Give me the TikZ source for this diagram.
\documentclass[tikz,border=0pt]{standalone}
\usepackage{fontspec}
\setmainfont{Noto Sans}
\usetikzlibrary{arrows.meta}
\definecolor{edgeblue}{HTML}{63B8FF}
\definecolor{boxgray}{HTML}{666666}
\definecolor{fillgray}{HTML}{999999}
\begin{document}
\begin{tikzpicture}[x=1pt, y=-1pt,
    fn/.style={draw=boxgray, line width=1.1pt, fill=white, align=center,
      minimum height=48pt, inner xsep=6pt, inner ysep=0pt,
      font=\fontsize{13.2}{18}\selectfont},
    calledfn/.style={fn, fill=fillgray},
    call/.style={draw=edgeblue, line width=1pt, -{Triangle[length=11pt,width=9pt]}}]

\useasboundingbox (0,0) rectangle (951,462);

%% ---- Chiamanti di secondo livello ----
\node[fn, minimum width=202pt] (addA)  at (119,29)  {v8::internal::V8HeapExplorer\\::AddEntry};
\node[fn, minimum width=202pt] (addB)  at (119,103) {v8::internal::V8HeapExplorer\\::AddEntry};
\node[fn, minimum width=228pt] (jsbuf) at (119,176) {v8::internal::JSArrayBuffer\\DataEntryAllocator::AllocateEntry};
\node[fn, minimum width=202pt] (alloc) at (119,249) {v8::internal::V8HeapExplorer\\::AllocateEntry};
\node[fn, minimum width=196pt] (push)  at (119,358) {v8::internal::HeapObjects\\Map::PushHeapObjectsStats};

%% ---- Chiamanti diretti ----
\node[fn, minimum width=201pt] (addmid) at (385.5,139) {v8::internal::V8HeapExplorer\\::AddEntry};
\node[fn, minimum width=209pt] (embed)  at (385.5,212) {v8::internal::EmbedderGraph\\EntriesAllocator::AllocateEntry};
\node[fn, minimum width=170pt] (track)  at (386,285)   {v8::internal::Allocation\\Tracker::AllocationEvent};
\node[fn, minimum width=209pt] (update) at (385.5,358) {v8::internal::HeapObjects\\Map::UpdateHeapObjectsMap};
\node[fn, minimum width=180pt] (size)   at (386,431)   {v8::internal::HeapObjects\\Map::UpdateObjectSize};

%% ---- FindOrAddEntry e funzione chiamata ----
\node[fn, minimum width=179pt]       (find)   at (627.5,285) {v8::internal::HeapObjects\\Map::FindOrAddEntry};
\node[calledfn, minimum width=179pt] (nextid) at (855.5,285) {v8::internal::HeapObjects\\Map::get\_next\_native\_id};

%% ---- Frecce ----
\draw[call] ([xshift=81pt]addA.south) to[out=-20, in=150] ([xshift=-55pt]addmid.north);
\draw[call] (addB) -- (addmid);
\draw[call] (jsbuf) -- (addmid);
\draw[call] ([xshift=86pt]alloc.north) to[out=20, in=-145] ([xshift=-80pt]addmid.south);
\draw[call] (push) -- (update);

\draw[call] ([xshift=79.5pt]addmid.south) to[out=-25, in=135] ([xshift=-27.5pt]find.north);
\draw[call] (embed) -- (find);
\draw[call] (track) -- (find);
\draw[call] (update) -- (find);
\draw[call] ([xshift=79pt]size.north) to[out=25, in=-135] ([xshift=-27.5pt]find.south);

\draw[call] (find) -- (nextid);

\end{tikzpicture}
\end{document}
# # # # #
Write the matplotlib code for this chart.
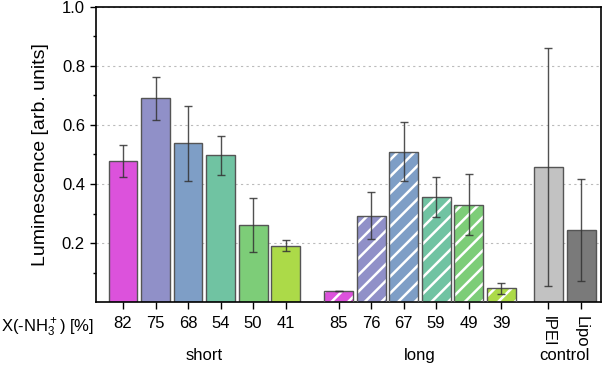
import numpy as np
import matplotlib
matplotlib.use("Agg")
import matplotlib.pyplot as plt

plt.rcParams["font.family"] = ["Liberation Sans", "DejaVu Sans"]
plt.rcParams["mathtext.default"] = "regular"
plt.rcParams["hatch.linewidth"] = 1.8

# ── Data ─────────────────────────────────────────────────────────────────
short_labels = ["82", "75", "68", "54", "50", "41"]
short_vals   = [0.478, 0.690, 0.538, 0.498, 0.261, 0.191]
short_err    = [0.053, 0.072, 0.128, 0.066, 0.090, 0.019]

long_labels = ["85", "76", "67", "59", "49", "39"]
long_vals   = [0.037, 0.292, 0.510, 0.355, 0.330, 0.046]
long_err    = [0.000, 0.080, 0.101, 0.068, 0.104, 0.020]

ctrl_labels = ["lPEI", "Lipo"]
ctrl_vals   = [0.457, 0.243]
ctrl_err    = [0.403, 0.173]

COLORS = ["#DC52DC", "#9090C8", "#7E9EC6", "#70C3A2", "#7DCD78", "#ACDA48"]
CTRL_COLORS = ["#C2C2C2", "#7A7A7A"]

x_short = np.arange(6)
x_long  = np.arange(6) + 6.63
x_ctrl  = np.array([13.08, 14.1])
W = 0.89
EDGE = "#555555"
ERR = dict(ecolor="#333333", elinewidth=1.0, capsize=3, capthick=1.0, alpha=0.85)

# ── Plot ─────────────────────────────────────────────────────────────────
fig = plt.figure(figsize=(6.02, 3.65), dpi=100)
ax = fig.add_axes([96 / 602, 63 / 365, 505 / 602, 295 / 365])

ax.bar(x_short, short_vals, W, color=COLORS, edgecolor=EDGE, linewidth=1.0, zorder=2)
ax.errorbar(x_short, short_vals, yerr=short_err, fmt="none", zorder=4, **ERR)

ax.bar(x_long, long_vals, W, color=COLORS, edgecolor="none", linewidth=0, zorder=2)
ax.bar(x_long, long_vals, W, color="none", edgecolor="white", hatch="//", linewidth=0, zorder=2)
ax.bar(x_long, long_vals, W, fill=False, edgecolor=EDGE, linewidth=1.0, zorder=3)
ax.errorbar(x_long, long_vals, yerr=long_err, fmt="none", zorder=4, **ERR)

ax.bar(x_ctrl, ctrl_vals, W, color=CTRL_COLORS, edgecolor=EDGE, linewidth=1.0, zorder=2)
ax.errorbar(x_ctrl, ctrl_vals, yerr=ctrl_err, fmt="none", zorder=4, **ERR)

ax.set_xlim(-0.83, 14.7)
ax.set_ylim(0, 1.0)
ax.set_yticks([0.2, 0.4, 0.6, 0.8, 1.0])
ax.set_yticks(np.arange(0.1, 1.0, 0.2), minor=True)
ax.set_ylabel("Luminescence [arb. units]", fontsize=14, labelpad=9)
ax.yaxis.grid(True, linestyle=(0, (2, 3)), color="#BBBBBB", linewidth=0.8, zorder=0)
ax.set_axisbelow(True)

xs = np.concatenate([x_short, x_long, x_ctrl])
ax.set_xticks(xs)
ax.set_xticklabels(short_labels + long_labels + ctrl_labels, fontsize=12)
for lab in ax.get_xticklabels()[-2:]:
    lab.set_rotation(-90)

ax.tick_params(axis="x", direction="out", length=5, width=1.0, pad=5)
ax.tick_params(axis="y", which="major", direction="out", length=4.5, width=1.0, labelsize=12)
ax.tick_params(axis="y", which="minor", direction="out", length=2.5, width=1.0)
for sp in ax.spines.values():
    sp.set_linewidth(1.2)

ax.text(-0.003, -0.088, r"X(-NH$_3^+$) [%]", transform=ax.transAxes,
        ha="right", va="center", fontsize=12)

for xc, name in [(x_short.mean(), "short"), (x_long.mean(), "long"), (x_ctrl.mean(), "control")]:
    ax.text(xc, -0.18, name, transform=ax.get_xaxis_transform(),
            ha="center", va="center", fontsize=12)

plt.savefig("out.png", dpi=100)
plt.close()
# # # # #
> _Written request_:
Above are the records; from them, give again exactly the lines from the one containing "Give me the TikZ source for this diagram." through the one containing "(0,0) rectangle (951,462);", both included.

> _Solution_:
Give me the TikZ source for this diagram.
\documentclass[tikz,border=0pt]{standalone}
\usepackage{fontspec}
\setmainfont{Noto Sans}
\usetikzlibrary{arrows.meta}
\definecolor{edgeblue}{HTML}{63B8FF}
\definecolor{boxgray}{HTML}{666666}
\definecolor{fillgray}{HTML}{999999}
\begin{document}
\begin{tikzpicture}[x=1pt, y=-1pt,
    fn/.style={draw=boxgray, line width=1.1pt, fill=white, align=center,
      minimum height=48pt, inner xsep=6pt, inner ysep=0pt,
      font=\fontsize{13.2}{18}\selectfont},
    calledfn/.style={fn, fill=fillgray},
    call/.style={draw=edgeblue, line width=1pt, -{Triangle[length=11pt,width=9pt]}}]

\useasboundingbox (0,0) rectangle (951,462);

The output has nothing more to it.